Терентьев, как и все вообще люди в первую минуту неожиданного несчастия, стал заметно сообщительнее теперь.
— Нельзя пока предсказать, чем и это кончится… — глухо и как-то неестественно-бесстрастно проговорил Матов.
— Да ведь, полагаю, большой опасности нет же?.. — сильно оробел управляющий.
— Трудно сказать… — прежним, далеко не утешительным тоном повторил Лев Николаевич.
Они замолчали и, будто по уговору, прибавили шагу. Но вот и дом Белозеровой. Петр Лаврентьевич, шедший впереди, осторожно толкнул ногой калитку, и она почти без шума отворилась. С неизъяснимым волнением переступил Матов порог этого заветного убежища и был заметно удивлен, если не очарован, той обстановкой, среди которой очутился теперь. В самом деле, угрюмый частокол не обещал ничего подобного: перед глазами доктора сразу запестрели здесь и там желтые дорожки, кустарники, деревья, пышные клумбы цветов, и его так и обдало ароматом их. Нижний этаж дома буквально весь прятался в зелени, и трудно было бы сказать, откуда к нему подъезжают, если б направо сейчас же от ворот не тянулась широкая аллея в глубь остальной, глухо заросшей части сада. Все здесь носило на себе какой-то особый поэтический отпечаток, даже господские службы, мелькавшие кой-где из-за дерев, скорее походили, по крайней мере, издали, на прихотливые миниатюрные дачи, чем на обыкновенные помещичьи постройки. Но опытный глаз садовника напрасно искал бы симметрии в этом царстве зелени: тут не было ничего подстриженного, не было ни к чему приложено раз навсегда принятой мерки; напротив, весь сад представлял из себя какой-то милый беспорядок, напоминая изящный письменный стол, по которому в отсутствие настоящего хозяина, не стесняясь, прошлась шаловливая рука близкой ему женщины.

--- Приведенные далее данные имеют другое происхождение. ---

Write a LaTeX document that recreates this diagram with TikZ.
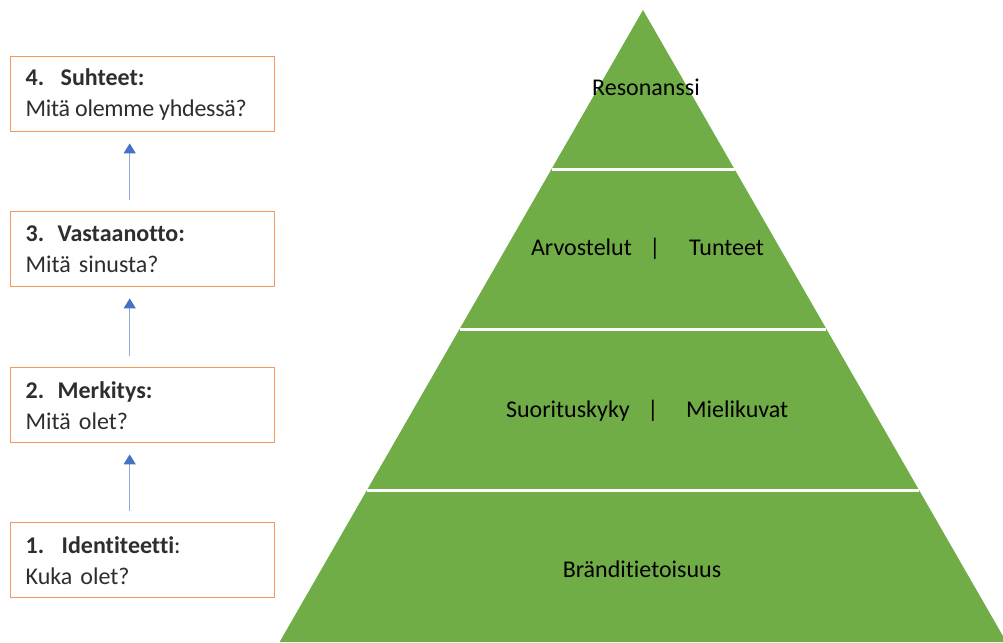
\documentclass[tikz,border=0pt]{standalone}
\usepackage{fontspec}
\setmainfont{Carlito}[Ligatures=NoCommon]
\usetikzlibrary{arrows.meta}
\definecolor{pyrgreen}{HTML}{70AD47}
\definecolor{boxorange}{HTML}{F29A5C}
\definecolor{arrblue}{HTML}{4472C4}
\definecolor{arrline}{HTML}{8EA9DB}
\definecolor{boxtext}{HTML}{2E2E2E}
\tikzset{
  stagebox/.style={draw=boxorange, line width=1.4pt, fill=white,
    minimum width=264pt, minimum height=75pt, inner xsep=14pt, inner ysep=0pt,
    text width=234pt, align=left, text=boxtext,
    font=\fontsize{24}{31}\selectfont, anchor=north west},
  uparrow/.style={draw=arrline, line width=1.3pt,
    -{Triangle[width=12pt,length=10pt,color=arrblue]},
    shorten <=11pt, shorten >=11pt},
  level/.style={inner sep=0pt, text=black, font=\fontsize{24}{29}\selectfont},
  divider/.style={draw=white, line width=3pt}
}
\newcommand{\stagenum}[2]{\makebox[#1][l]{#2}}
\newcommand{\tightline}[1]{{\addfontfeature{LetterSpace=-1.1}#1}}
\newcommand{\gap}{\hspace{5pt}}
\begin{document}
\begin{tikzpicture}[x=1pt,y=-1pt]
\useasboundingbox (0,0) rectangle (1003,642);

% pyramid body
\coordinate (apex) at (643,10);
\coordinate (bl) at (279.6,642);
\coordinate (br) at (1006.4,642);
\begin{scope}
  \clip (0,0) rectangle (1003,642);
  \fill[pyrgreen] (apex) -- (br) -- (bl) -- cycle;
\end{scope}
% white separators between levels (x = 643 -/+ 0.575*(y-10))
\draw[divider] (551.5,169) -- (734.5,169);
\draw[divider] (459.6,329) -- (826.4,329);
\draw[divider] (367.1,490) -- (918.9,490);

% level labels
\node[level, anchor=base] (res) at (646,95) {Resonanssi};
\node[level, anchor=base east] (arv) at (632,255) {Arvostelut};
\node[level, anchor=base] (sep1) at (655,255) {|};
\node[level, anchor=base west] (tun) at (689,255) {Tunteet};
\node[level, anchor=base east] (suo) at (630,417) {Suorituskyky};
\node[level, anchor=base] (sep2) at (653,417) {|};
\node[level, anchor=base west] (mie) at (686,417) {Mielikuvat};
\node[level, anchor=base] (bra) at (642,577) {Bränditietoisuus};

% stage boxes
\node[stagebox] (b4) at (10,56)
  {{\bfseries\stagenum{35pt}{4.}Suhteet:}\\\tightline{Mitä\gap olemme\gap yhdessä?}};
\node[stagebox] (b3) at (10,211)
  {{\bfseries\stagenum{32pt}{3.}Vastaanotto:}\\Mitä sinusta?};
\node[stagebox] (b2) at (10,367)
  {{\bfseries\stagenum{32pt}{2.}Merkitys:}\\Mitä olet?};
\node[stagebox] (b1) at (10,522)
  {{\bfseries\stagenum{36pt}{1.}Identiteetti}:\\Kuka olet?};

% progression arrows
\draw[uparrow] ([xshift=-13pt]b1.north) -- ([xshift=-13pt]b2.south);
\draw[uparrow] ([xshift=-13pt]b2.north) -- ([xshift=-13pt]b3.south);
\draw[uparrow] ([xshift=-13pt]b3.north) -- ([xshift=-13pt]b4.south);
\end{tikzpicture}
\end{document}
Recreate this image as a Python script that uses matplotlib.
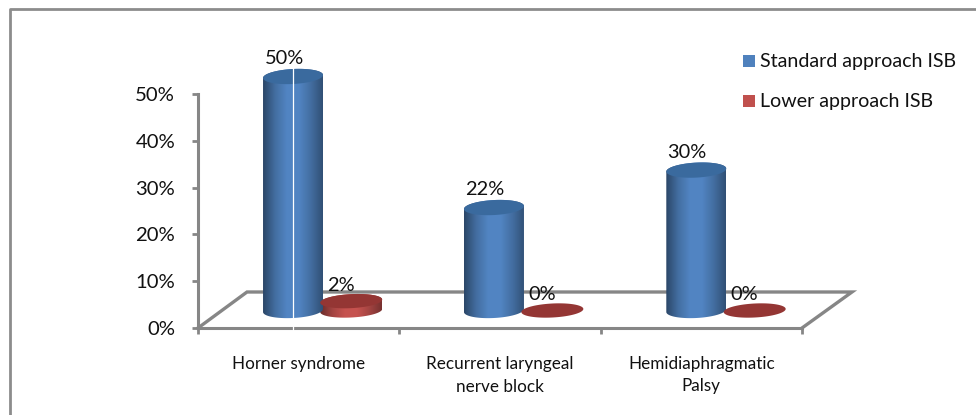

Таково, по крайней мере, было первое впечатление, произведенное на Матова общей картиной местности, пока его спутники безучастно шагали вперед.
— Она, кажется, простонала… или это мне послышалось? — вдруг обернулся к нему Терентьев.
Лев Николаевич отрицательно покачал головой и почувствовал, как мгновенно исчезла для него вся прелесть окружающей обстановки от слов управляющего.
«Да, — подумал он, тяжело вздохнув, — это все мертво без нее…»
Между тем навстречу печальной процессии опрометью выбежала из дому молоденькая девушка в утреннем беспорядке костюма.
— Господи! Что это… что это сделалось с Евгенией Александровной!!! — громко вскрикнула она, всплеснув руками.
— Не пугайтесь и не шумите, Катерина, — сказал Петр Лаврентьевич, — она ушиблась, и ей нужен покой. Приготовьте, пожалуйста, скорее постель… внизу.
— Нельзя ли положить больную где-нибудь здесь, на открытом воздухе, пока я съезжу домой за пособием? — вмешался Матов. — Это немного освежит ее до тех пор.
Катерина остановилась в недоумении, не зная, кого слушать.
— Да вот тут, на диване, ей будет очень удобно; не мешало бы только кожаную подушку под голову… — предложил Лев Николаевич, вступая вместе с другими на широкую террасу нижнего этажа, которая в виде крыльца спускалась к земле несколькими ступеньками и через готическую стеклянную дверь вела во внутренние покои. — Так на диван, господа! — порешил он безапелляционно.
Катерина тотчас же принесла требуемую подушку, и Белозерову осторожно уложили на диван.
— Теперь я возьму с моста ваш шарабан, заеду домой и мигом вернусь, — обратился Лев Николаевич к управляющему.
Терентьев и Зауэр как-то странно переглянулись.
— Зачем же вам беспокоиться, — заметил Петр Лаврентьевич. — Здесь уже есть врач…
— Дело не в беспокойстве, — резко сказал Матов. — В серьезном случае не мешает иметь и двух.
— О, я хорошо знаю натуру фрейлейн! — досадливо воскликнул Зауэр.
— Но, может быть, вы недостаточно оценили предстоящую ей опасность? — еще раз возразил ему Лев Николаевич. — Хотя и невозможно пока еще определить, в какой степени, но у нее, очевидно, сотрясение мозга. Я психиатр и потому, в качестве специалиста, думаю, что имею право и даже обязан предложить здесь свои услуги. Если вы думаете иначе и беретесь привести больную немедленно в чувство, что необходимо для ее спасения, я готов уступить вам. Беретесь? Дайте честное слово врача?
Матов с такой энергией предложил этот вопрос Зауэру, что тот невольно попятился и промолчал.
«Какой горячий темперамент у этот черноглазый медик!» — подумал он только, должно быть, в свое назидание.
Лев Николаевич вопросительно взглянул на Терентьева.